There is another way to read the end of the story of the Brethren, one that sheds light on a premodern society in which all politics were personal and a fight between neighbors could quickly turn into a treasonous plot and just as quickly be forgotten. John Lewellen was convicted of treason at trial and sentenced to hang. While Lewellen was in jail awaiting his fate, his wife—escorted by none other than Nathan Mayo, the brother of the neighbor with whom Lewellen had originally fallen out—met with Governor Caswell to beg for mercy. The governor, one of the chief targets of the plot, granted clemency and ordered Lewellen released to his farm. While McCon­ville views this as Caswell’s effort to restore a world of hierarchy and deference, Caswell may have seen the plot for what it was, a falling out among neighbors that got out of hand. Or that the number of Loyalists in North Carolina was simply too great to hang them all.

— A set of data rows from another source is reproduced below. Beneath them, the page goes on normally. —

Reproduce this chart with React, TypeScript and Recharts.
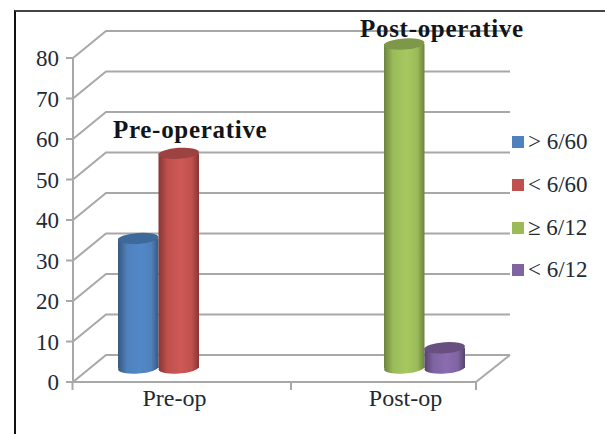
import React from "react";
import { BarChart, Bar, XAxis, YAxis, CartesianGrid, Legend } from "recharts";

const categories = ["Pre-op", "Post-op"];
const above660 = [32, null];
const below660 = [53, null];
const atLeast612 = [null, 80];
const below612 = [null, 5];
const valueTicks = [0, 10, 20, 30, 40, 50, 60, 70, 80];

const rows = categories.map((name, i) => ({
  name,
  above660: above660[i],
  below660: below660[i],
  atLeast612: atLeast612[i],
  below612: below612[i],
}));

const SERIF = "'Liberation Serif', serif";
const AXIS_GREY = "#a8a8a8";
const INK = "#222a33";
const DEPTH_X = 33;
const DEPTH_Y = 27;
const FLOOR_LIFT = 14;

const palette = [
  { id: "cyl-blue", base: "#4f81bd", edge: "#36597f", mid: "#5288c8", lid: "#3d6a9b" },
  { id: "cyl-red", base: "#c0504d", edge: "#853735", mid: "#ce5957", lid: "#9c4341" },
  { id: "cyl-green", base: "#9bbb59", edge: "#6c833f", mid: "#a6c85f", lid: "#7d9848" },
  { id: "cyl-purple", base: "#8064a2", edge: "#574570", mid: "#8b6cb0", lid: "#67507f" },
];

// Upright cylinder standing on the chart floor, lifted off the front axis plane.
const cylinder = (tone: (typeof palette)[number]) => (props: any) => {
  const { x, y, width, height } = props;
  if (!height || height <= 0) return null;
  const rx = width / 2;
  const ry = 5.5;
  const cx = x + rx;
  const top = y - FLOOR_LIFT;
  const bottom = y + height - FLOOR_LIFT;
  const paint = `url(#${tone.id})`;
  return (
    <g>
      <ellipse cx={cx} cy={bottom} rx={rx} ry={ry} fill={paint} transform={`rotate(-4 ${cx} ${bottom})`} />
      <rect x={x} y={top} width={width} height={bottom - top} fill={paint} />
      <ellipse cx={cx} cy={top} rx={rx} ry={ry} fill={tone.lid} transform={`rotate(-4 ${cx} ${top})`} />
    </g>
  );
};

// Each grid line runs from the front axis back along the side wall, then across the back wall.
const wallLine = (p: any) => {
  const { x1, x2, y1, key } = p;
  const isFloor = Math.abs(y1 - (p.y + p.height)) < 1;
  return (
    <g key={key}>
      <path
        d={`M${x1},${y1} L${x1 + DEPTH_X},${y1 - DEPTH_Y} L${x2 + DEPTH_X + 1},${y1 - DEPTH_Y}`}
        fill="none"
        stroke={AXIS_GREY}
        strokeWidth={2}
      />
      {isFloor && (
        <path d={`M${x2},${y1} L${x2 + DEPTH_X + 1},${y1 - DEPTH_Y}`} fill="none" stroke={AXIS_GREY} strokeWidth={2} />
      )}
    </g>
  );
};

const labelShift = [-24, 22];
const tickMarks = [[-126, 92.5], [92.5]];

const categoryTick = (p: any) => {
  const { x, y, index, payload } = p;
  const axisY = y - 8;
  return (
    <g>
      {tickMarks[index].map((dx) => (
        <line key={dx} x1={x + dx} x2={x + dx} y1={axisY} y2={axisY + 8} stroke={AXIS_GREY} strokeWidth={2} />
      ))}
      <text x={x + labelShift[index]} y={axisY + 24} textAnchor="middle" fontFamily={SERIF} fontSize={24} fill={INK}>
        {payload.value}
      </text>
    </g>
  );
};

const legendBox = (props: any) => (
  <div style={{ fontFamily: SERIF, fontSize: 23, color: INK }}>
    {(props.payload || []).map((item: any) => (
      <div key={item.value} style={{ height: 42.7, display: "flex", alignItems: "center" }}>
        <span style={{ width: 12, height: 12, background: item.color, marginRight: 4 }} />
        <span>{item.value}</span>
      </div>
    ))}
  </div>
);

export default function App() {
  return (
    <div style={{ position: "absolute", left: 0, top: 0, width: 605, height: 434, background: "#fff", overflow: "hidden" }}>
      <div
        style={{
          position: "absolute",
          left: 14,
          top: 10,
          width: 591,
          height: 424,
          borderLeft: "2px solid #111",
          borderTop: "2px solid #444",
          boxSizing: "border-box",
        }}
      />
      <BarChart
        width={605}
        height={434}
        data={rows}
        margin={{ top: 58, right: 129, bottom: 0, left: 0 }}
        barSize={40.5}
        barGap={0}
        style={{ position: "absolute", left: 0, top: 0 }}
      >
        <defs>
          {palette.map((t) => (
            <linearGradient key={t.id} id={t.id} x1="0" x2="1" y1="0" y2="0">
              <stop offset="0" stopColor={t.edge} />
              <stop offset="0.22" stopColor={t.base} />
              <stop offset="0.55" stopColor={t.mid} />
              <stop offset="0.82" stopColor={t.base} />
              <stop offset="1" stopColor={t.edge} />
            </linearGradient>
          ))}
        </defs>
        <CartesianGrid vertical={false} horizontal={wallLine} />
        <XAxis
          dataKey="name"
          height={52}
          padding={{ left: 33, right: 0 }}
          axisLine={{ stroke: AXIS_GREY, strokeWidth: 2 }}
          tickLine={false}
          tick={categoryTick}
          interval={0}
        />
        <YAxis
          width={73}
          domain={[0, 80]}
          ticks={valueTicks}
          interval={0}
          axisLine={{ stroke: AXIS_GREY, strokeWidth: 2 }}
          tickLine={{ stroke: AXIS_GREY, strokeWidth: 2 }}
          tickSize={7}
          tickMargin={7}
          tick={{ fontFamily: SERIF, fontSize: 23, fill: INK }}
        />
        <Legend
          layout="horizontal"
          align="center"
          verticalAlign="middle"
          itemSorter={null}
          content={legendBox}
          wrapperStyle={{ left: 512, top: 121, width: 93 }}
        />
        <Bar dataKey="above660" name="> 6/60" fill={palette[0].base} shape={cylinder(palette[0])} isAnimationActive={false} />
        <Bar dataKey="below660" name="< 6/60" fill={palette[1].base} shape={cylinder(palette[1])} isAnimationActive={false} />
        <Bar dataKey="atLeast612" name="≥ 6/12" fill={palette[2].base} shape={cylinder(palette[2])} isAnimationActive={false} />
        <Bar dataKey="below612" name="< 6/12" fill={palette[3].base} shape={cylinder(palette[3])} isAnimationActive={false} />
        <text x={113} y={138} fontFamily={SERIF} fontWeight="bold" fontSize={25} letterSpacing={0.7} fill="#10151c">
          Pre-operative
        </text>
        <text x={360} y={37} fontFamily={SERIF} fontWeight="bold" fontSize={25} letterSpacing={0.7} fill="#10151c">
          Post-operative
        </text>
      </BarChart>
    </div>
  );
}
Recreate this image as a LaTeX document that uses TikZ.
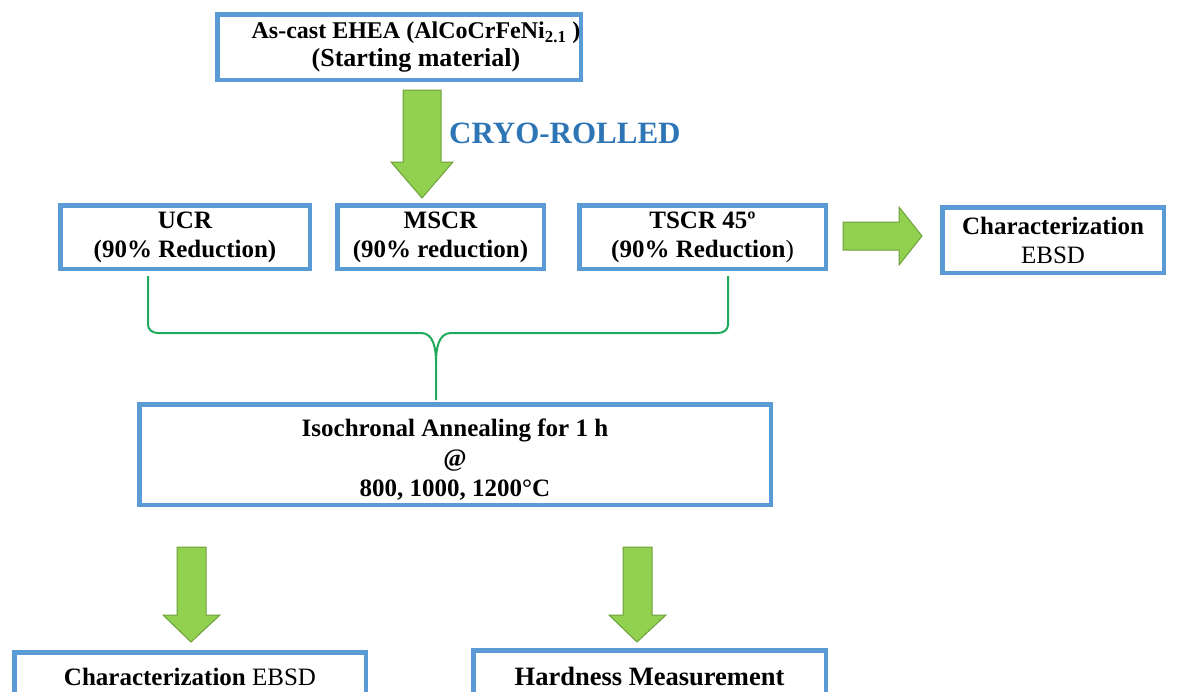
\documentclass[tikz,border=0pt]{standalone}
\usepackage{fontspec}
\setmainfont{Liberation Serif}
\definecolor{boxblue}{RGB}{91,155,213}
\definecolor{arrowgreen}{RGB}{146,208,80}
\definecolor{arrowedge}{RGB}{110,160,60}
\definecolor{bracegreen}{RGB}{30,170,90}
\definecolor{titleblue}{RGB}{46,117,182}
\begin{document}
\begin{tikzpicture}[x=1pt,y=-1pt,
  procbox/.style={draw=boxblue, line width=4.5pt, fill=white, inner sep=0pt,
    align=center, font=\fontsize{25}{29}\selectfont\bfseries},
  boxtext/.style={inner sep=0pt, align=center, font=\fontsize{25}{29}\selectfont\bfseries},
  blockarrow/.style={fill=arrowgreen, draw=arrowedge, line width=1pt, line join=miter},
  bracepath/.style={draw=bracegreen, line width=2pt}]
\useasboundingbox (0,0) rectangle (1182,691);
\clip (0,0) rectangle (1182,691);

% boxes
\node[procbox, minimum width=363.5pt, minimum height=65.5pt] (start) at (399,47) {};
\node[boxtext, font=\fontsize{24}{28}\selectfont\bfseries] (startlabel) at (416,47)
  {As-cast EHEA (AlCoCrFeNi\textsubscript{2.1} )\\{\fontsize{26}{28}\selectfont (Starting material)}};
\node[font=\fontsize{31}{36}\selectfont\bfseries, text=titleblue, anchor=west, inner sep=0pt] (cryo) at (449,133) {CRYO-ROLLED};

\node[procbox, minimum width=249.5pt, minimum height=63.5pt] (ucr) at (185,237)
  {UCR\\(90\% Reduction)};
\node[procbox, minimum width=206.5pt, minimum height=63.5pt] (mscr) at (440.5,237)
  {MSCR\\(90\% reduction)};
\node[procbox, minimum width=246.5pt, minimum height=63.5pt] (tscr) at (702.5,237)
  {TSCR 45º\\(90\% Reduction\textmd{)}};
\node[procbox, minimum width=221.5pt, minimum height=65.5pt] (charA) at (1053,240)
  {Characterization\\\textmd{EBSD}};

\node[procbox, minimum width=631.5pt, minimum height=100.5pt] (anneal) at (455,454.5) {};
\node[boxtext, font=\fontsize{25}{30}\selectfont\bfseries] (anneallabel) at (455,460)
  {Isochronal Annealing for 1 h\\@\\800, 1000, 1200°C};

\node[procbox, minimum width=351.5pt, minimum height=49.5pt] (charB) at (190,677)
  {Characterization \textmd{EBSD}};
\node[procbox, minimum width=352.5pt, minimum height=51.5pt, font=\fontsize{26.5}{29}\selectfont\bfseries] (hard) at (649.5,676)
  {Hardness Measurement};

% block arrows
\filldraw[blockarrow] (403,90) -- (441,90) -- (441,162) -- (453,162) -- (422,198)
  -- (391,162) -- (403,162) -- cycle;
\filldraw[blockarrow] (843,222) -- (899,222) -- (899,207) -- (922,236) -- (899,265)
  -- (899,250) -- (843,250) -- cycle;
\filldraw[blockarrow] (177,547) -- (206,547) -- (206,615) -- (220,615) -- (191,642)
  -- (163,615) -- (177,615) -- cycle;
\filldraw[blockarrow] (623,547) -- (652,547) -- (652,615) -- (666,615) -- (637,642)
  -- (609,615) -- (623,615) -- cycle;

% brace joining the three rolled states
\coordinate (bL) at (148,276);
\coordinate (bR) at (728,276);
\coordinate (bM) at (436,400);
\draw[bracepath] (bL) -- (148,325) to[out=-90,in=180] (158,333) -- (421,333)
  to[out=0,in=90] (436,362) -- (bM);
\draw[bracepath] (bR) -- (728,325) to[out=-90,in=0] (718,333) -- (451,333)
  to[out=180,in=90] (436,362);
\end{tikzpicture}
\end{document}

History provides a grace note to this story. Long after the war was over, Lewellen and James Mayo remained neighbors, both now prosperous slaveholders. In the early 1790s, when making his will, Lewellen asked Nathan to act as his executor. So generously did Nathan perform his duties that, after the death of her first husband, Lewellen’s daughter Sussanah married Nathan’s son Frederick. And when Frederick died, the twice widowed Sussanah married her brother-in-law, Nathan Mayo Jr. Mercy, after all, “blesseth him that gives and him that takes.”